Existe-t-il une relation entre la judéité d'un écrivain et sa pratique littéraire ? Pour répondre à cette question, ce livre s'inscrit dans une perspective sociologique et se fonde sur l'analyse d'un corpus de plus de trois cents ouvrages, publiés entre 1945 et le début des années quatre-vingts par une soixantaine d'écrivains juifs contemporains de langue française.
La mémoire, l'exil, la famille, l'engagement politique, l'attachement à la France, le sentiment de solitude et un rapport à la langue complexe et parfois douloureux sont les thèmes le plus fréquemment abordés. Ces points communs ne suffisent cependant pas à accréditer la thèse de l'existence d'une littérature juive française.
En revanche, l'étude minutieuse des œuvres de cinq écrivains permet de préciser la nature du lien entre sentiment identitaire et pratique littéraire. Judéité et écriture sont expérimentées par Georges Perec sur le mode de l'absence, du gommage ; pour Romain Gary, l'identité comme la littérature sont soigneusement tenues à distance.
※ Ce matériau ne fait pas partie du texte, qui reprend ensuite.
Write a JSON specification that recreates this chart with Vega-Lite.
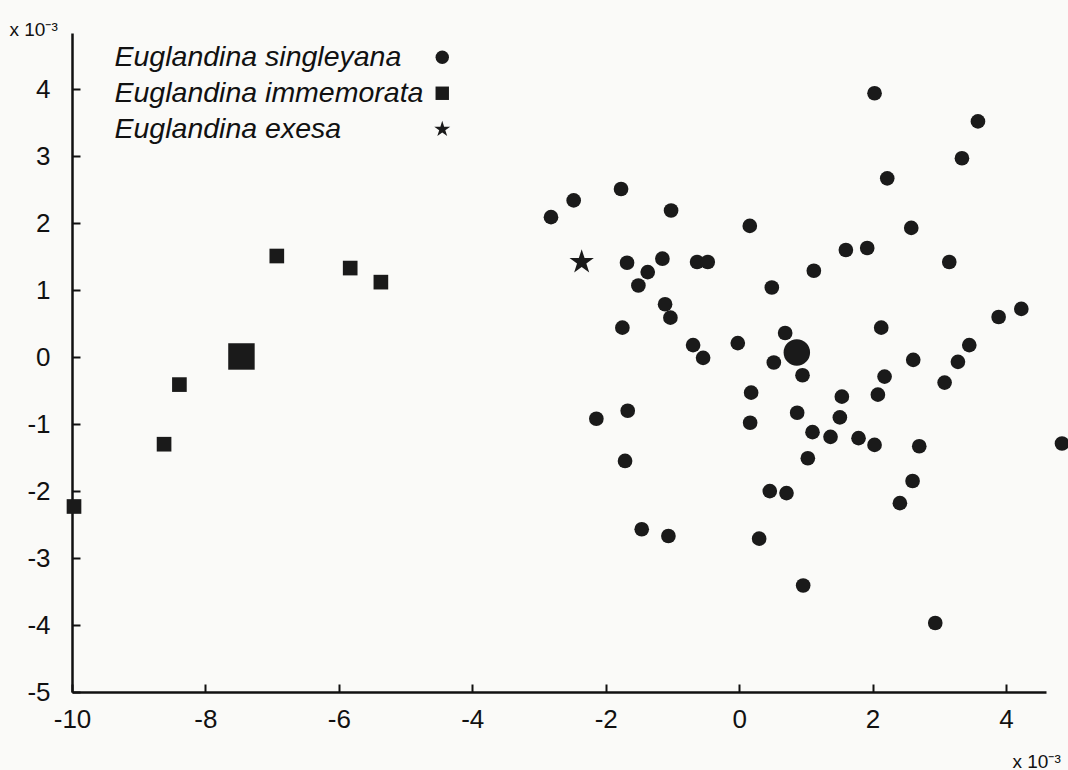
{
  "$schema": "https://vega.github.io/schema/vega-lite/v6.json",
  "width": 974,
  "height": 659,
  "autosize": {"type": "none"},
  "padding": {"left": 72, "top": 33, "right": 22, "bottom": 78},
  "background": "#fafaf8",
  "config": {"view": {"stroke": null}, "font": "Liberation Sans"},
  "data": {
    "values": [
      {"species": "Euglandina singleyana", "x": -2.82, "y": 2.09, "n": 1},
      {"species": "Euglandina singleyana", "x": -2.48, "y": 2.34, "n": 1},
      {"species": "Euglandina singleyana", "x": -1.77, "y": 2.51, "n": 1},
      {"species": "Euglandina singleyana", "x": -1.02, "y": 2.19, "n": 1},
      {"species": "Euglandina singleyana", "x": 0.16, "y": 1.96, "n": 1},
      {"species": "Euglandina singleyana", "x": 2.03, "y": 3.94, "n": 1},
      {"species": "Euglandina singleyana", "x": 3.58, "y": 3.52, "n": 1},
      {"species": "Euglandina singleyana", "x": 3.34, "y": 2.97, "n": 1},
      {"species": "Euglandina singleyana", "x": 2.22, "y": 2.67, "n": 1},
      {"species": "Euglandina singleyana", "x": 2.58, "y": 1.93, "n": 1},
      {"species": "Euglandina singleyana", "x": 1.6, "y": 1.6, "n": 1},
      {"species": "Euglandina singleyana", "x": 1.92, "y": 1.63, "n": 1},
      {"species": "Euglandina singleyana", "x": 1.12, "y": 1.29, "n": 1},
      {"species": "Euglandina singleyana", "x": 3.15, "y": 1.42, "n": 1},
      {"species": "Euglandina singleyana", "x": -1.68, "y": 1.41, "n": 1},
      {"species": "Euglandina singleyana", "x": -1.15, "y": 1.47, "n": 1},
      {"species": "Euglandina singleyana", "x": -1.37, "y": 1.27, "n": 1},
      {"species": "Euglandina singleyana", "x": -1.51, "y": 1.07, "n": 1},
      {"species": "Euglandina singleyana", "x": -0.63, "y": 1.42, "n": 1},
      {"species": "Euglandina singleyana", "x": -0.47, "y": 1.42, "n": 1},
      {"species": "Euglandina singleyana", "x": 0.49, "y": 1.04, "n": 1},
      {"species": "Euglandina singleyana", "x": -1.11, "y": 0.79, "n": 1},
      {"species": "Euglandina singleyana", "x": -1.03, "y": 0.59, "n": 1},
      {"species": "Euglandina singleyana", "x": -1.75, "y": 0.44, "n": 1},
      {"species": "Euglandina singleyana", "x": 4.23, "y": 0.72, "n": 1},
      {"species": "Euglandina singleyana", "x": 3.89, "y": 0.6, "n": 1},
      {"species": "Euglandina singleyana", "x": 2.13, "y": 0.44, "n": 1},
      {"species": "Euglandina singleyana", "x": -0.69, "y": 0.18, "n": 1},
      {"species": "Euglandina singleyana", "x": -0.54, "y": -0.01, "n": 1},
      {"species": "Euglandina singleyana", "x": -0.02, "y": 0.21, "n": 1},
      {"species": "Euglandina singleyana", "x": 0.69, "y": 0.36, "n": 1},
      {"species": "Euglandina singleyana", "x": 0.865, "y": 0.07, "n": 2},
      {"species": "Euglandina singleyana", "x": 0.52, "y": -0.08, "n": 1},
      {"species": "Euglandina singleyana", "x": 0.95, "y": -0.27, "n": 1},
      {"species": "Euglandina singleyana", "x": 3.45, "y": 0.18, "n": 1},
      {"species": "Euglandina singleyana", "x": 2.61, "y": -0.04, "n": 1},
      {"species": "Euglandina singleyana", "x": 3.28, "y": -0.07, "n": 1},
      {"species": "Euglandina singleyana", "x": 3.08, "y": -0.38, "n": 1},
      {"species": "Euglandina singleyana", "x": 2.18, "y": -0.29, "n": 1},
      {"species": "Euglandina singleyana", "x": 2.08, "y": -0.56, "n": 1},
      {"species": "Euglandina singleyana", "x": 0.18, "y": -0.53, "n": 1},
      {"species": "Euglandina singleyana", "x": 1.54, "y": -0.59, "n": 1},
      {"species": "Euglandina singleyana", "x": 0.87, "y": -0.83, "n": 1},
      {"species": "Euglandina singleyana", "x": 0.165, "y": -0.98, "n": 1},
      {"species": "Euglandina singleyana", "x": 1.51, "y": -0.9, "n": 1},
      {"species": "Euglandina singleyana", "x": 1.1, "y": -1.12, "n": 1},
      {"species": "Euglandina singleyana", "x": 1.37, "y": -1.19, "n": 1},
      {"species": "Euglandina singleyana", "x": 1.79, "y": -1.21, "n": 1},
      {"species": "Euglandina singleyana", "x": 2.03, "y": -1.31, "n": 1},
      {"species": "Euglandina singleyana", "x": 2.7, "y": -1.33, "n": 1},
      {"species": "Euglandina singleyana", "x": 4.84, "y": -1.29, "n": 1},
      {"species": "Euglandina singleyana", "x": -1.67, "y": -0.8, "n": 1},
      {"species": "Euglandina singleyana", "x": -2.14, "y": -0.92, "n": 1},
      {"species": "Euglandina singleyana", "x": 1.03, "y": -1.51, "n": 1},
      {"species": "Euglandina singleyana", "x": -1.71, "y": -1.55, "n": 1},
      {"species": "Euglandina singleyana", "x": 0.46, "y": -2.0, "n": 1},
      {"species": "Euglandina singleyana", "x": 0.71, "y": -2.03, "n": 1},
      {"species": "Euglandina singleyana", "x": 2.6, "y": -1.85, "n": 1},
      {"species": "Euglandina singleyana", "x": 2.41, "y": -2.18, "n": 1},
      {"species": "Euglandina singleyana", "x": -1.46, "y": -2.57, "n": 1},
      {"species": "Euglandina singleyana", "x": -1.06, "y": -2.67, "n": 1},
      {"species": "Euglandina singleyana", "x": 0.3, "y": -2.71, "n": 1},
      {"species": "Euglandina singleyana", "x": 0.96, "y": -3.41, "n": 1},
      {"species": "Euglandina singleyana", "x": 2.94, "y": -3.97, "n": 1},
      {"species": "Euglandina immemorata", "x": -6.93, "y": 1.51, "n": 1},
      {"species": "Euglandina immemorata", "x": -5.83, "y": 1.33, "n": 1},
      {"species": "Euglandina immemorata", "x": -5.37, "y": 1.12, "n": 1},
      {"species": "Euglandina immemorata", "x": -7.46, "y": 0.01, "n": 2},
      {"species": "Euglandina immemorata", "x": -8.39, "y": -0.41, "n": 1},
      {"species": "Euglandina immemorata", "x": -8.62, "y": -1.3, "n": 1},
      {"species": "Euglandina immemorata", "x": -9.97, "y": -2.23, "n": 1},
      {"species": "Euglandina exesa", "x": -2.36, "y": 1.42, "n": 1}
    ]
  },
  "mark": {"type": "point", "filled": true, "color": "#1a1a1a", "opacity": 1},
  "encoding": {
    "x": {
      "field": "x",
      "type": "quantitative",
      "scale": {"domain": [-10, 4.6], "nice": false, "zero": false},
      "axis": {
        "orient": "bottom",
        "values": [-10, -8, -6, -4, -2, 0, 2, 4],
        "grid": false,
        "domainColor": "#111111",
        "domainWidth": 2.5,
        "tickColor": "#111111",
        "tickWidth": 2,
        "tickSize": -8,
        "labelFontSize": 26,
        "labelFont": "Liberation Sans",
        "labelColor": "#111111",
        "labelPadding": 22,
        "labelFlush": false,
        "labelOverlap": false,
        "labelExpr": "'' + datum.value",
        "title": "x 10⁻³",
        "titleAngle": 0,
        "titleAlign": "left",
        "titleBaseline": "alphabetic",
        "titleX": 940,
        "titleY": 75,
        "titleFontSize": 19,
        "titleFontWeight": "normal",
        "titleFont": "Liberation Sans",
        "titleColor": "#111111"
      }
    },
    "y": {
      "field": "y",
      "type": "quantitative",
      "scale": {"domain": [-5, 4.84], "nice": false, "zero": false},
      "axis": {
        "orient": "left",
        "values": [-5, -4, -3, -2, -1, 0, 1, 2, 3, 4],
        "grid": false,
        "domainColor": "#111111",
        "domainWidth": 2.5,
        "tickColor": "#111111",
        "tickWidth": 2,
        "tickSize": -8,
        "labelFontSize": 26,
        "labelFont": "Liberation Sans",
        "labelColor": "#111111",
        "labelPadding": 30,
        "labelFlush": false,
        "labelOverlap": false,
        "labelExpr": "'' + datum.value",
        "title": "x 10⁻³",
        "titleAngle": 0,
        "titleAlign": "left",
        "titleBaseline": "alphabetic",
        "titleX": -63,
        "titleY": 2,
        "titleFontSize": 19,
        "titleFontWeight": "normal",
        "titleFont": "Liberation Sans",
        "titleColor": "#111111"
      }
    },
    "shape": {
      "field": "species",
      "type": "nominal",
      "scale": {
        "domain": ["Euglandina singleyana", "Euglandina immemorata", "Euglandina exesa"],
        "range": ["circle", "square", "M0,-1.25L0.2806,-0.386L1.189,-0.386L0.454,0.1475L0.735,1.011L0,0.4775L-0.735,1.011L-0.454,0.1475L-1.189,-0.386L-0.2806,-0.386Z"]
      },
      "legend": {
        "title": null,
        "orient": "none",
        "legendX": 356,
        "legendY": 10,
        "labelFontSize": 28.5,
        "labelFontStyle": "italic",
        "labelFont": "Liberation Sans",
        "labelColor": "#111111",
        "labelLimit": 600,
        "labelOffset": -342,
        "labelAlign": "left",
        "symbolSize": 180,
        "symbolFillColor": "#1a1a1a",
        "symbolStrokeWidth": 0,
        "rowPadding": 7
      }
    },
    "size": {
      "condition": {"test": "datum.species === 'Euglandina exesa'", "value": 420},
      "field": "n",
      "type": "quantitative",
      "scale": {"domain": [1, 2], "range": [215, 700]},
      "legend": null
    }
  }
}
Albert Memmi aborde à la fois les questions juives et les questions littéraires d'un point de vue politique ; un même principe d'ambivalence joue dans la manière dont Albert Cohen se définit en tant que juif et écrivain. Un des enjeux des textes d'Edmond Jabès, enfin, consiste à réaliser la fusion entre judéité et écriture. Une relation d'affinité entre écriture et judéité est ainsi démontrée.
En cherchant à concilier l'analyse des conditions sociales de production littéraire et l'étude des formes élémentaires de l'écriture, ce livre constitue un apport décisif à la sociologie de la littérature.